The Women Composers Festival of Hartford (WCFH) is an indomitable event that has been taking place in March for fifteen years.  Composers, musicians and scholars come together to create this Festival, and on Friday October 26, 2015, their Board of Directors organized a concert as a fundraising event, which also served to remind everyone about work of the Festival, and to bring audiences and musicians together for an artistically important and intellectually stimulating occasion.  The concert took place in the lovely and historic Charter Oak Cultural Center.

The concert of 20 songs and piano works spanned time periods (Clara Schumann to newly composed music) and genres – classical art songs, selections from musical theatre, folk-inspired works and even experimental, genre-defying works. The emotional range, too, was vast – from poignant to comic.  And works by men were included, to emphasize that the creative process so often is a collaborative one: Ralph Vaughan Williams was influenced by his wife, Ursula, in setting a poem of hers; and Manual de Falla’s arrangement of an innocent folk lullaby was followed by another folk lullaby arranged by Elsa Olivieri Sangiacomo, in which the mother suffers a betrayal by the child’s father.  While not presented as such, the musical language of these two songs suggested that the latter might be a bitter reinterpretation of the former.  As WCFH President Penny Brandt pointed out, lullabies written by women are often not the idealized, unperturbed views of the idyllic sleeping child presented by well-known bachelor composers such as Brahms and Schubert.

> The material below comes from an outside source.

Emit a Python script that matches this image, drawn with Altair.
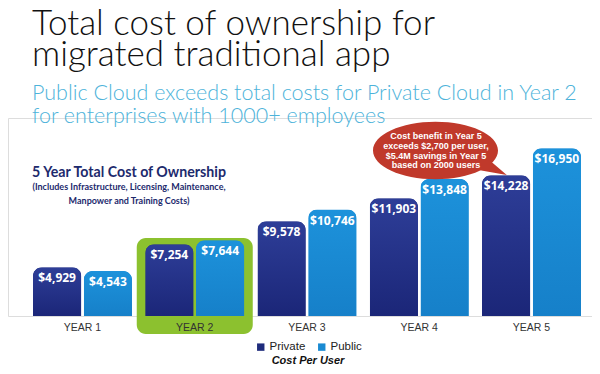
import altair as alt
import pandas as pd

# ---- data ----
years = ["YEAR 1", "YEAR 2", "YEAR 3", "YEAR 4", "YEAR 5"]
series = ["Private", "Public"]
private_cost = [4929, 7254, 9578, 11903, 14228]
public_cost = [4543, 7644, 10746, 13848, 16950]
highlight_year = ["YEAR 2"]

title_lines = ["Total cost of ownership for", "migrated traditional app"]
subtitle_lines = ["Public Cloud exceeds total costs for Private Cloud in Year 2",
                  "for enterprises with 1000+ employees"]
inner_title = ["5 Year Total Cost of Ownership"]
inner_note = ["(Includes Infrastructure, Licensing, Maintenance,",
              "Manpower and Training Costs)"]
callout_lines = ["Cost benefit in Year 5", "exceeds $2,700 per user,",
                 "$5.4M savings in Year 5", "based on 2000 users"]
legend_title = "Cost Per User"

rows = []
for i, yr in enumerate(years):
    rows.append({"Year": yr, "Series": series[0], "Cost": private_cost[i]})
    rows.append({"Year": yr, "Series": series[1], "Cost": public_cost[i]})
df = pd.DataFrame(rows)
df["Label"] = df["Cost"].map(lambda v: f"${v:,}")

hl = pd.DataFrame({"Year": highlight_year})
ann_title = pd.DataFrame({"t": ["\n".join(inner_title)]})
ann_note = pd.DataFrame({"t": ["\n".join(inner_note)]})
ann_callout = pd.DataFrame({"t": ["\n".join(callout_lines)]})

# ---- scales ----
x_scale = alt.Scale(domain=years, range=[25, 573], paddingInner=0.118, paddingOuter=0)
x_enc = alt.X("Year:N", sort=years, scale=x_scale,
              axis=alt.Axis(title=None, labelAngle=0, labelAlign="center", labelBaseline="top",
                            domain=False, ticks=False, labelPadding=6,
                            labelFont="Liberation Sans", labelFontSize=10.5, labelColor="#333333",
                            zindex=1))
y_enc = alt.Y("Cost:Q", scale=alt.Scale(domain=[0, 20000], nice=False, zero=True), axis=None)
xo_enc = alt.XOffset("Series:N", scale=alt.Scale(domain=series, paddingInner=0.05, paddingOuter=0))

grad_private = alt.Gradient(gradient="linear", x1=0, x2=0, y1=0, y2=1,
                            stops=[alt.GradientStop(color="#2e3e98", offset=0),
                                   alt.GradientStop(color="#1b2678", offset=1)])
grad_public = alt.Gradient(gradient="linear", x1=0, x2=0, y1=0, y2=1,
                           stops=[alt.GradientStop(color="#1d92db", offset=0),
                                  alt.GradientStop(color="#1680c9", offset=1)])

highlight = alt.Chart(hl).mark_bar(width=116, cornerRadius=9, color="#8cc12f").encode(
    x=alt.X("Year:N", sort=years, scale=x_scale),
    y=alt.value(120), y2=alt.value(216))

base_bars = alt.Chart(df).mark_bar(cornerRadiusTopLeft=9, cornerRadiusTopRight=9).encode(
    x=x_enc, xOffset=xo_enc, y=y_enc,
    color=alt.Color("Series:N",
                    scale=alt.Scale(domain=series, range=["#1f2c7c", "#1a8ad2"]),
                    legend=alt.Legend(title=legend_title, orient="none", legendX=247, legendY=223,
                                      direction="horizontal", titleOrient="bottom",
                                      titleAnchor="middle", symbolType="square", symbolSize=55,
                                      symbolStrokeWidth=0, labelFont="Liberation Sans",
                                      labelFontSize=11.5, labelColor="#222222",
                                      titleFont="Liberation Sans", titleFontSize=11,
                                      titleFontStyle="italic", titleFontWeight="bold",
                                      titleColor="#111111", titlePadding=2, columnPadding=10,
                                      labelOffset=3)))

priv_bars = alt.Chart(df).transform_filter(alt.datum.Series == series[0]).mark_bar(
    cornerRadiusTopLeft=9, cornerRadiusTopRight=9, color=grad_private).encode(
    x=x_enc, xOffset=xo_enc, y=y_enc)
pub_bars = alt.Chart(df).transform_filter(alt.datum.Series == series[1]).mark_bar(
    cornerRadiusTopLeft=9, cornerRadiusTopRight=9, color=grad_public).encode(
    x=x_enc, xOffset=xo_enc, y=y_enc)

labels = alt.Chart(df).mark_text(baseline="top", dy=6, color="white", font="Open Sans",
                                 fontWeight="bold", fontSize=12).encode(
    x=x_enc, xOffset=xo_enc, y=y_enc, text="Label:N")

t_inner = alt.Chart(ann_title).mark_text(font="Lato", fontWeight="bold", fontSize=14.2,
                                         color="#1d2a6d", align="center", baseline="middle").encode(
    x=alt.value(121), y=alt.value(55), text="t:N")
t_note = alt.Chart(ann_note).mark_text(font="Lato", fontWeight="bold", fontSize=9,
                                       color="#1d2a6d", align="center", baseline="middle",
                                       lineBreak="\n", lineHeight=14).encode(
    x=alt.value(121), y=alt.value(69), text="t:N")

bubble_path = ("M -1 0 C -1 -0.254 -0.5523 -0.46 0 -0.46 C 0.5523 -0.46 1 -0.254 1 0 "
               "C 1 0.254 0.5523 0.46 0 0.46 C -0.5523 0.46 -1 0.254 -1 0 Z "
               "M 0.86 0.15 L 1.14 0.39 L 0.62 0.30 Z")
bubble = alt.Chart(ann_callout).mark_point(shape=bubble_path, filled=True, size=15625,
                                           color="#c0392b", opacity=1, strokeWidth=0).encode(
    x=alt.value(427.5), y=alt.value(32.5))
t_callout = alt.Chart(ann_callout).mark_text(font="Liberation Sans", fontWeight="bold", fontSize=9,
                                             color="white", align="center", baseline="middle",
                                             lineBreak="\n", lineHeight=9.8).encode(
    x=alt.value(428), y=alt.value(18), text="t:N")

chart = alt.layer(highlight, base_bars, priv_bars, pub_bars, labels, t_inner, t_note,
                  bubble, t_callout).properties(
    width=584, height=198,
    autosize=alt.AutoSizeParams(type="none"),
    padding={"left": 0, "right": 0, "top": 110, "bottom": 50},
    title=alt.Title(text=title_lines, subtitle=subtitle_lines, anchor="start", frame="group",
                    dx=24, dy=-4, offset=-13, font="Lato", fontWeight=300, fontSize=35,
                    lineHeight=31, color="#111111", subtitleFont="Lato", subtitleFontWeight=300,
                    subtitleFontSize=21.5, subtitleLineHeight=23, subtitleColor="#4db3da",
                    subtitlePadding=10)
).configure_view(stroke=None).configure(background="white")

chart.save("out.html", embed_options={"renderer": "svg", "actions": False})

Brandt’s example of this was an 1872 lullaby by Teresa Carreño, who, as a professional pianist, often toured with her four children. This piano piece (Le sommeil de l’enfant, performed by Brandt) begins soothingly but included agitated outbursts and restless flurries.  The first half of the program concluded with the austere, mournful “Last Lullaby,” composed in 2010 by the (female) composer Tatev Amiryan, in memory of the Armenian Genocide (performed hauntingly by (Anna Hayrapetyan, soprano, and Brandt, piano). Brandt offered narrative between segments of the program, explaining the choice of works as well as the motivation of the Festival.

From the world of musical theatre, Lisabeth Miller (soprano, with Frank Viola, piano) gave us a gripping and insightful “How Could I Ever Know” by Lucy Simon.  Highlights of the second half included Gala Flagello’s song “If I,” a soliloquy of insecurity that crescendoed and spiraled in a halting form reflecting its content.  Soprano Amanda Kohl was both dramatically as well as vocally compelling.

I was very intrigued by Jessica Rudman’s “Glimpses” of 2006. A set of miniature piano works (performed with great sensitivity by Miguel Campinho) they were inspired by well-known pieces she was studying in a music theory class.  We weren’t told what those pieces were, and it was perhaps more fun to guess.  I heard delicate shards, glittering kaleidoscopic fragments reminiscent of Bartok, Debussy, and then the propulsive momentum of  J.S. Bach.  The varied flavors were at times juxtaposed in succession and even briefly layered in simultaneity.

Diane Lipari was assured and powerful in Amy Beach’s “Three Browning Songs.”  These short, polished gems are among the prolific composer’s best-known works in this genre.  Another (relatively) well-known gem was “Song to the Dark Virgin,” Florence Price’s setting of a poem by Langston Hughes.  Amelia Nagoski sang this persuasively and with a vital freshness (with able support from Mahlon Peterson, piano)

I was fascinated to learn about María Grever, (1885-1951) a Mexican-born composer who wrote many bolero-inspired songs (such as the sultry “Júrame,” sung by Kohl, with Campinho) as well working as a composer in the U.S. film industry.

The entire Board came together to sing Jeanine Tesori’s “Forget About the Boy” (with Campinho energetically at the piano) providing a fun conclusion, full of spirited exuberance, and also demonstrating the Board’s unified dedication, as well as letting the audience acknowledge and thank them.  Of course the lyrics had relevance – we don’t expect to ever “forget about the boy”  — men are part of music history and our musical lives –  but it’s about time that we stop forgetting about the girls – and women!  Thank you, WCFH, for making that point so entertainingly!